Particularly for disabled people, she argues the bedroom tax hasn’t been properly thought through either in cumulative cost terms, or socially. ‘I just don’t think the bedroom tax is going to save money in the long run. The cost of moving people, the cost of changing their environment, then if they have different care needs. Just moving into a different sector, getting into arrears: that doesn’t solve anything,’ she says.

Cross-bench peer

Source: Tim Foster

‘One time quite late at night we were in the Chamber. And I was about to say: “Tell you what, let’s count up the spare bedrooms we have, shall we? And see if we want to have somebody who we don’t know come live with us.” Then there was a little part of me that went, “No, do you know what, however funny it might be, maybe not”.’

Long-term thinking

Active on Twitter, Baroness Grey-Thompson has become something of a figurehead for disability campaigners and the general public, and says she receives dozens of emails and letters about people’s experiences every week. ‘A woman wrote to me, she’s 85 and she’s lived in her house for 60 years. Her two kids have moved out but they lived locally.

‘[The council] were trying to move her where she didn’t know anybody but they were going to send someone in three times a day to look after her. Whereas where she lived, everybody knew her. The kid next door would go to the shops to get a pint of milk for her. And you’re thinking ‘She’s 85!’ I just worry we don’t make pragmatic use of funds.’

In her Paralympic career, success was measurable, and tangible: Baroness Grey-Thompson won 16 medals, including 11 golds, and the London Marathon six times. But the progress in the Lords is as fierce, and a philosophical and moral battle.

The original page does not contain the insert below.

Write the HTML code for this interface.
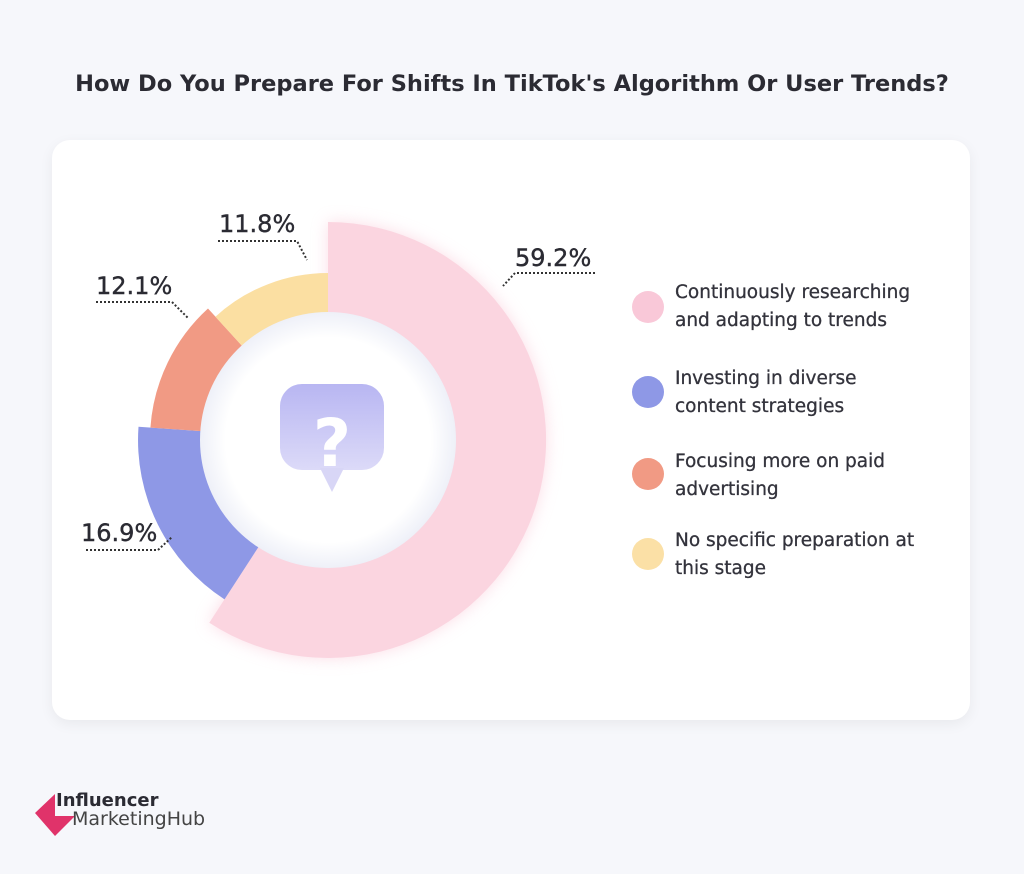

‘Wouldn’t it be great for disability if you could have the assessment process that instead said, “if you give someone this much what could they do with it?” as opposed to you always having to prove what you can’t do,’ Baroness Grey-Thompson muses. ‘And actually, if society was accessible, in an ideal world, I’d love for there not to be Disability Living Allowance. But the reality is life as a disabled person costs more. Living costs more and that’s the pay-off for having an inaccessible society.’

Tanni Grey-Thompson on…

On respect:
You wouldn’t get people without a blue badge parking in a blue badge space. It’s all about respect, and it’s about our attitude to disability. It’s not about having a space close to the door, it’s about needing to open my door really wide to get my chair out and it’s like people don’t understand that. That for me is a real marker of what we think of disabled people.

On the Lords:
I think the Lords is more diverse than people assume, and possibly more than the Commons. I think it’s incredibly hard for the public, especially people who are busy and often just trying to survive, to take time to figure out what we do and what’s going on here. I worry that 16 and 17-year-olds have switched off politics.

On speaking out:
I try not to rant about [disablism] or get angry publicly, but if I don’t do it who else will? I’ve got the ability to write to the head of a train company and say,”Actually, this isn’t right”. Disabled people don’t want to complain. It’s really hard if you have to spend your whole life complaining. One of the times I got left on a train was also one of the times there was a lot of nasty feedback online. ‘People like you don’t deserve to travel with normal people, you should be in a cattle truck at the back.’ And actually, I see why some disabled people don’t want to put themselves out there.

On attitudes towards disability:
I think the economics don’t help and whenever you’re in a challenging economic time, people turn in on themselves. But I think if you look at a lot of the media portrayal [of disabled people] and you’re either a paralympian doing amazing things for your country or you’re a benefit scrounger and you’re sucking money out of the state and you’re worthless.